Einen Aufschrei der Empörung hat ein Interview des Ärztepräsidenten Jörg-Dietrich Hoppe ausgelöst. Für mich völlig unverständlich. Denn er sprach endlich einmal offen aus, was die Fakten unserer Gesundheitssystems sind: „Wir haben in Deutschland eine Medikamentengläubigkeit, die stärker ausgeprägt ist als anderswo. Die Kostenübernahme von Medikamenten durch die Kassen für Patienten, die sich sozusagen selbst helfen könnten, ist aber nicht gerechtfertigt. Denn das ist originäre Eigenverantwortung. In solchen Fällen sollten die Medikamente überwiegend oder ganz vom Versicherten bezahlt werden“.
Nicht, daß ich rechthaberisch sein will. Aber genau das habe ich seit Jahren in meinem Buch „Fit wie ein Diabetiker“ gefordert. So ist es nicht einzusehen, daß ein 40jähriger mit Lifestyle-Diabetes Medikamente von der Solidargemeinschaft erhält: „Denn es gibt Patienten, die ihre Krankheit durch eine Änderung der Lebensgewohnheiten in den Griff bekommen könnten – etwa durch Bewegung“, fordert Hoppe.
Ich will Schokolade! Genau solche Betroffene, ich vermeide das Wort Kranke, habe ich aber in meinen Vorträgen oft vor mir sitzen. Feixend stehen solche Leute auf und sagen „ich werde mich nie bewegen, ich werde nie Ihre blöde Möhre essen, ich liebe Schokolade“. Der Saal klatscht dann Beifall und denkt: Der hat´s dem Lauber aber gegeben – und viele lehnen sich zufrieden zurück.
Viele, aber nicht alle. Denn gerade die über 70jährige fragen mich dann, wie sie sich bewegen können. Für die ist meine Methode aus Messen, Essen, Laufen aber gar nicht gedacht, sondern für die unter 65jährigen, die etwas tun können – damit die Medikamente für die Älteren bezahlbar bleiben, wo sich der Körper oft nicht mehr selbst gegen den „Alterszucker“ (da stimmt dann endlich die Bezeichnung, aber nicht bei 30jährigen) wehren kann.

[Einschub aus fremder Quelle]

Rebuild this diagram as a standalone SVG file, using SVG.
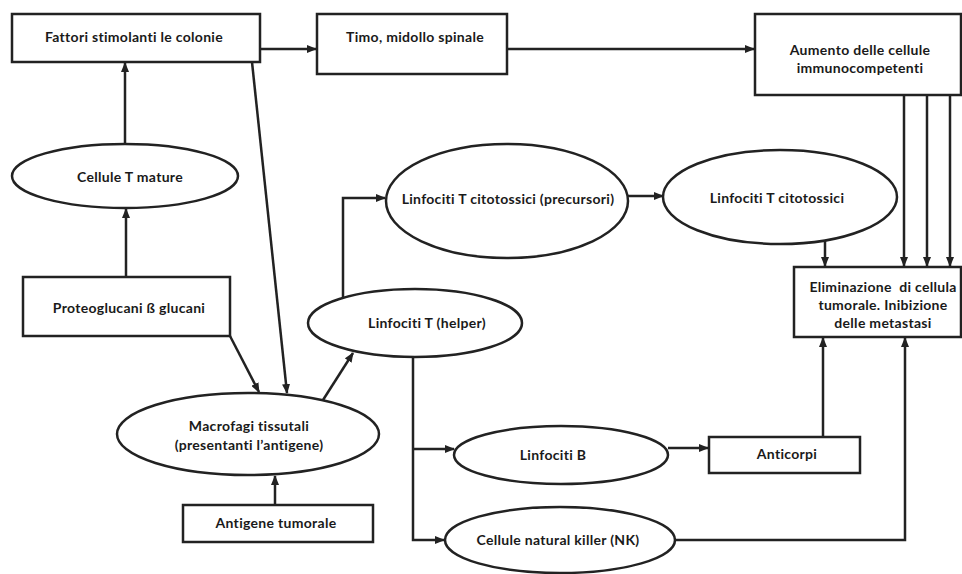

Dicke Diabetes Kinder Geld muß für die Älteren da sein. Geld muß auch für diejenigen da sein, die sich trotz Lebensumstellung nicht vom Diabetes befreien können. Aber wir dürfen das Geld nicht weiter für die jüngeren Lifestyle-Diabetiker verplempern – und es geht um viel Geld: So errechnete eine Forschungsgruppe der Uni Köln in der aktuellen KoDIM-Studie, daß im Jahr 2001 Diabetiker in Deutschland Kosten von 59,8 Milliarden Euro verursachten – und weitere exzessive Steigerungen sind programmiert, schließlich steht die Welle der „dicken Diabetes-Kinder“ erst noch bevor.

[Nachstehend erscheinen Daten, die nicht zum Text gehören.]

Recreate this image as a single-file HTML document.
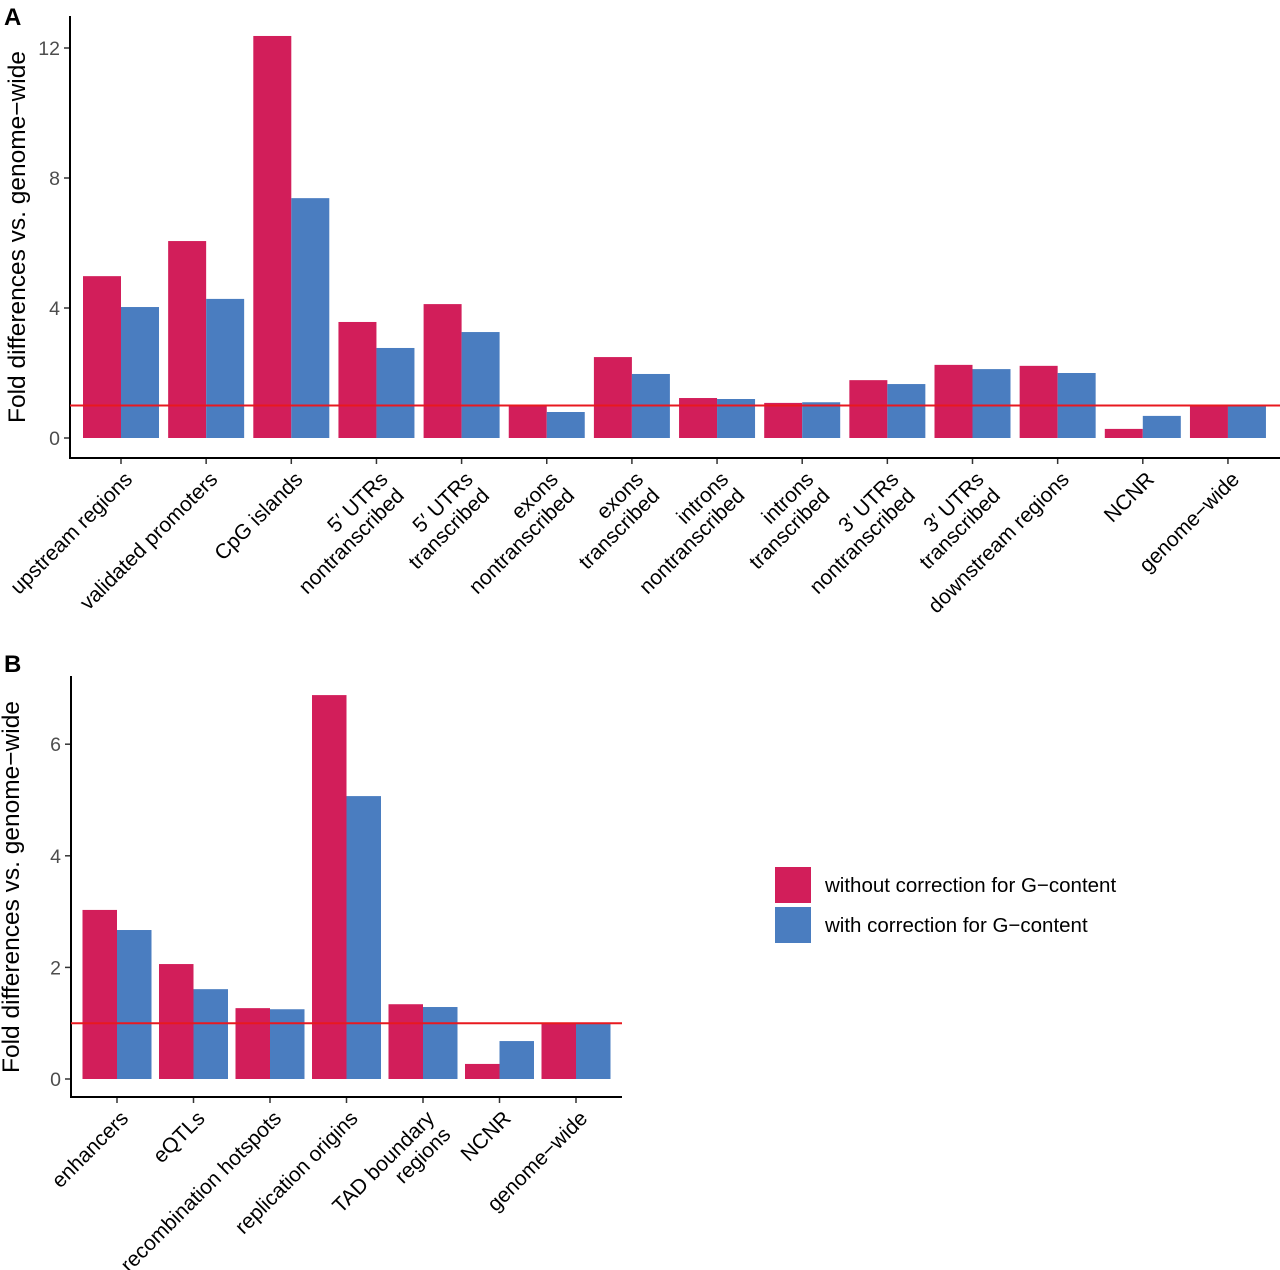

Verschreibungspflicht für Eigenverantwortung! Angesichts solcher Fakten wundert es mich, wenn die Krankenkassen die Forderungen Hoppes empört zurückweisen und von „einer Pauschalverurteilung der Patienten“ sprechen. An sich müßten die Kassen dem Ärztepräsidenten dankbar sein, weil er ausspricht, was sie schon in Kürze selbst aussprechen müssen: Wer sich ungesund ernährt, wer nicht läuft, muß mehr zahlen. Und statt daß Medikamente verschrieben werden, gibt es schon bald eine Verschreibungspflicht für Eigenverantwortung.